The “sponsor” of the idea kicked things off by reviewing the core elements of the idea, and a few of the most important risks. For each idea filter, we allowed for questions and discussion of key considerations before voting happened. When people felt ready to vote, they held out a closed fist. We counted “1, 2, 3 vote!” and then everyone had to show a number of fingers: 1, 2 or 3.

If someone put out a 3, we started with them explaining their concerns. Then others could optionally share their perspective. If it felt like the group swung, we took a revote, otherwise went with the general consensus. Unlike story estimation, our goal wasn’t to go with the most conservative number but rather a rough consensus. In a few cases, I ended up putting a 1.5 or 2.5 to represent the split worries of the group.

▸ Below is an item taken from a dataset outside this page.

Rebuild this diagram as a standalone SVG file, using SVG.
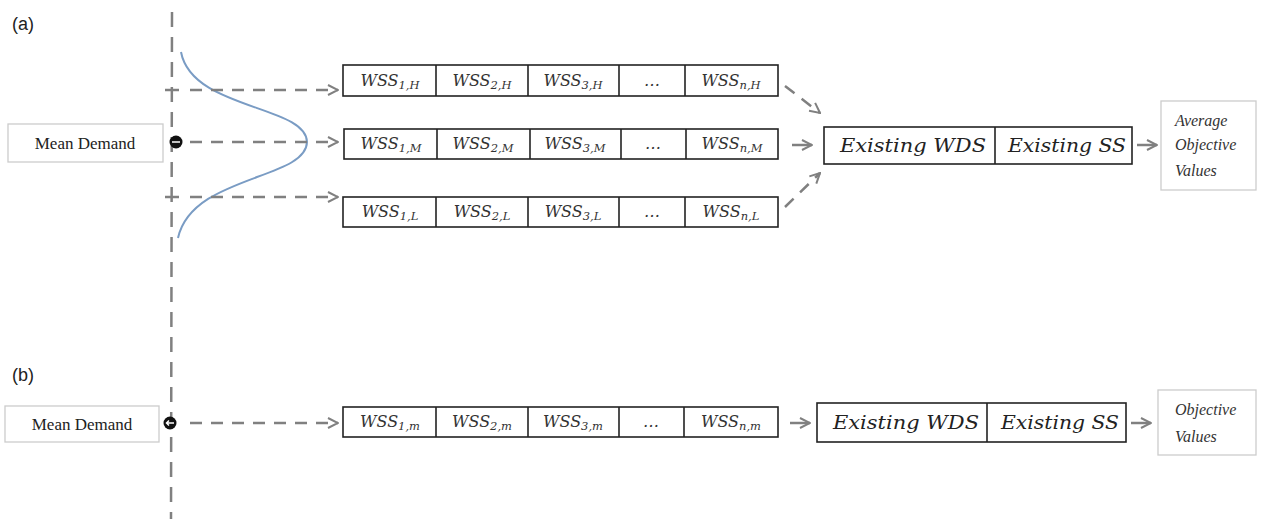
<svg xmlns="http://www.w3.org/2000/svg" width="1261" height="519" viewBox="0 0 1261 519">
<defs>
<marker id="ah" viewBox="0 0 10 10" refX="9" refY="5" markerWidth="5" markerHeight="5" orient="auto" markerUnits="strokeWidth">
<path d="M1,1 L9,5 L1,9" fill="none" stroke="#808080" stroke-width="1.6"/>
</marker>
<style>
.dash{stroke:#808080;stroke-width:2.5;stroke-dasharray:12 9;fill:none}
.vdash{stroke:#808080;stroke-width:2.5;stroke-dasharray:15 10;fill:none}
.arr{stroke:#808080;stroke-width:2.5;fill:none}
.cell{fill:#fff;stroke:#222;stroke-width:1.6}
.lbl{fill:#fff;stroke:#ccc;stroke-width:1.3}
.wss{font-family:"DejaVu Serif","Liberation Serif",serif;font-style:italic;font-size:16px;fill:#333;text-anchor:middle}
.sub{font-size:11.5px}
.ex{font-family:"DejaVu Serif","Liberation Serif",serif;font-style:italic;font-size:18px;fill:#222}
.md{font-family:"Liberation Serif",serif;font-size:17px;fill:#222;text-anchor:middle}
.ov{font-family:"Liberation Serif",serif;font-style:italic;font-size:16px;fill:#333}
.tag{font-family:"Liberation Sans",sans-serif;font-size:18px;fill:#222}
</style>
</defs>
<rect width="1261" height="519" fill="#fff"/>
<text class="tag" x="12" y="30">(a)</text>
<text class="tag" x="12" y="381">(b)</text>

<g id="connectors">
<line class="vdash" x1="172" y1="12" x2="171" y2="519"/>
<line class="arr" x1="165" y1="90" x2="179" y2="90"/>
<line class="arr" x1="165" y1="197" x2="179" y2="197"/>
<path d="M181,52 C192,110 306,105 307,142 C306,180 192,175 178,238" fill="none" stroke="#7a9cc4" stroke-width="2"/>
<line class="dash" x1="190" y1="90" x2="338" y2="90" marker-end="url(#ah)"/>
<line class="dash" x1="190" y1="142" x2="338" y2="142" marker-end="url(#ah)"/>
<line class="dash" x1="190" y1="197" x2="338" y2="197" marker-end="url(#ah)"/>
<line class="dash" x1="785" y1="86" x2="820" y2="113" stroke-dasharray="10 7" marker-end="url(#ah)"/>
<line class="arr" x1="792" y1="145" x2="812" y2="145" marker-end="url(#ah)"/>
<line class="dash" x1="785" y1="207" x2="820" y2="173" stroke-dasharray="10 7" marker-end="url(#ah)"/>
<line class="arr" x1="1137" y1="145" x2="1157" y2="145" marker-end="url(#ah)"/>
<line class="dash" x1="190" y1="423" x2="338" y2="423" marker-end="url(#ah)"/>
<line class="arr" x1="790" y1="423" x2="810" y2="423" marker-end="url(#ah)"/>
<line class="arr" x1="1131" y1="423" x2="1151" y2="423" marker-end="url(#ah)"/>
</g>

<g id="mean-a">
<rect class="lbl" x="8" y="124" width="155" height="38"/>
<text class="md" x="85" y="149">Mean Demand</text>
<circle cx="176" cy="142" r="6.5" fill="#111"/>
<line x1="172" y1="142" x2="180" y2="142" stroke="#fff" stroke-width="1.5"/>
</g>

<g id="row-H">
<rect class="cell" x="343" y="65" width="435" height="31"/>
<line class="cell" x1="436" y1="65" x2="436" y2="96"/>
<line class="cell" x1="528" y1="65" x2="528" y2="96"/>
<line class="cell" x1="619" y1="65" x2="619" y2="96"/>
<line class="cell" x1="685" y1="65" x2="685" y2="96"/>
<text class="wss" x="390" y="86">WSS<tspan class="sub" dy="3">1,H</tspan></text>
<text class="wss" x="482" y="86">WSS<tspan class="sub" dy="3">2,H</tspan></text>
<text class="wss" x="573" y="86">WSS<tspan class="sub" dy="3">3,H</tspan></text>
<text class="wss" x="652" y="86">…</text>
<text class="wss" x="731" y="86">WSS<tspan class="sub" dy="3">n,H</tspan></text>
</g>

<g id="row-M">
<rect class="cell" x="344" y="129" width="434" height="30"/>
<line class="cell" x1="437" y1="129" x2="437" y2="159"/>
<line class="cell" x1="530" y1="129" x2="530" y2="159"/>
<line class="cell" x1="621" y1="129" x2="621" y2="159"/>
<line class="cell" x1="686" y1="129" x2="686" y2="159"/>
<text class="wss" x="391" y="149">WSS<tspan class="sub" dy="3">1,M</tspan></text>
<text class="wss" x="483" y="149">WSS<tspan class="sub" dy="3">2,M</tspan></text>
<text class="wss" x="575" y="149">WSS<tspan class="sub" dy="3">3,M</tspan></text>
<text class="wss" x="653" y="149">…</text>
<text class="wss" x="732" y="149">WSS<tspan class="sub" dy="3">n,M</tspan></text>
</g>

<g id="row-L">
<rect class="cell" x="343" y="197" width="435" height="30"/>
<line class="cell" x1="436" y1="197" x2="436" y2="227"/>
<line class="cell" x1="528" y1="197" x2="528" y2="227"/>
<line class="cell" x1="619" y1="197" x2="619" y2="227"/>
<line class="cell" x1="685" y1="197" x2="685" y2="227"/>
<text class="wss" x="390" y="217">WSS<tspan class="sub" dy="3">1,L</tspan></text>
<text class="wss" x="482" y="217">WSS<tspan class="sub" dy="3">2,L</tspan></text>
<text class="wss" x="573" y="217">WSS<tspan class="sub" dy="3">3,L</tspan></text>
<text class="wss" x="652" y="217">…</text>
<text class="wss" x="731" y="217">WSS<tspan class="sub" dy="3">n,L</tspan></text>
</g>

<g id="existing-a">
<rect class="cell" x="824" y="127" width="308" height="37"/>
<line class="cell" x1="995" y1="127" x2="995" y2="164"/>
<text class="ex" x="840" y="152" textLength="146" lengthAdjust="spacingAndGlyphs">Existing WDS</text>
<text class="ex" x="1008" y="152" textLength="118" lengthAdjust="spacingAndGlyphs">Existing SS</text>
</g>

<g id="output-a">
<rect class="lbl" x="1161" y="101" width="95" height="89"/>
<text class="ov" x="1175" y="126">Average</text>
<text class="ov" x="1175" y="150">Objective</text>
<text class="ov" x="1175" y="176">Values</text>
</g>

<g id="mean-b">
<rect class="lbl" x="5" y="406" width="154" height="36"/>
<text class="md" x="82" y="430">Mean Demand</text>
<circle cx="170" cy="423" r="6.5" fill="#111"/>
<path d="M174,423 L167,423 M169,420.5 L166.5,423 L169,425.5" stroke="#fff" stroke-width="1.5" fill="none"/>
</g>

<g id="row-m">
<rect class="cell" x="343" y="407" width="435" height="30"/>
<line class="cell" x1="436" y1="407" x2="436" y2="437"/>
<line class="cell" x1="528" y1="407" x2="528" y2="437"/>
<line class="cell" x1="619" y1="407" x2="619" y2="437"/>
<line class="cell" x1="684" y1="407" x2="684" y2="437"/>
<text class="wss" x="390" y="427">WSS<tspan class="sub" dy="3">1,m</tspan></text>
<text class="wss" x="482" y="427">WSS<tspan class="sub" dy="3">2,m</tspan></text>
<text class="wss" x="573" y="427">WSS<tspan class="sub" dy="3">3,m</tspan></text>
<text class="wss" x="651" y="427">…</text>
<text class="wss" x="731" y="427">WSS<tspan class="sub" dy="3">n,m</tspan></text>
</g>

<g id="existing-b">
<rect class="cell" x="817" y="403" width="309" height="39"/>
<line class="cell" x1="987" y1="403" x2="987" y2="442"/>
<text class="ex" x="833" y="429" textLength="146" lengthAdjust="spacingAndGlyphs">Existing WDS</text>
<text class="ex" x="1001" y="429" textLength="118" lengthAdjust="spacingAndGlyphs">Existing SS</text>
</g>

<g id="output-b">
<rect class="lbl" x="1158" y="390" width="98" height="65"/>
<text class="ov" x="1175" y="415">Objective</text>
<text class="ov" x="1175" y="442">Values</text>
</g>
</svg>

We had one filter “investment capital required to beachhead,” where we had to establish some hard filters. The number 1 equalled under $500K; 2 = “$500K to $2M”; and 3 = “over $2M.” This number was intented to cover product creation, content creation, and initial sales and marketing costs to get to a reasonably proven, but not yet scaled, state. Think of it like money required to get to an A round.

The last item for voting was team passion, and it was good that it was last because it was highly influenced by the discussion from the previous items. Instead of taking a guesstimated consensus number, we actually counted the “votes” from each of our 6 people (1, 2, or 3). A lower score thus would be better. So far we have made it through 5 of our 6 ideas, and have two 8s and 3 at 14 or 15, so two clear winners.

My review of the exercise: it was a great way to focus the team around the ideas and our core priorities, and let to a great discussion. Voting was more useful for how it forced thoughtfulness and a mental judgement, rather than the output of the numbers themselves. In retrospect, rather than estimating a rough consensus number, which drives things to a lot of “2s,” I would probably do sums of the votes as we did for team passion.

All in all, it will probably have taken the team 3 hours to get through all six ideas across all 9 filters.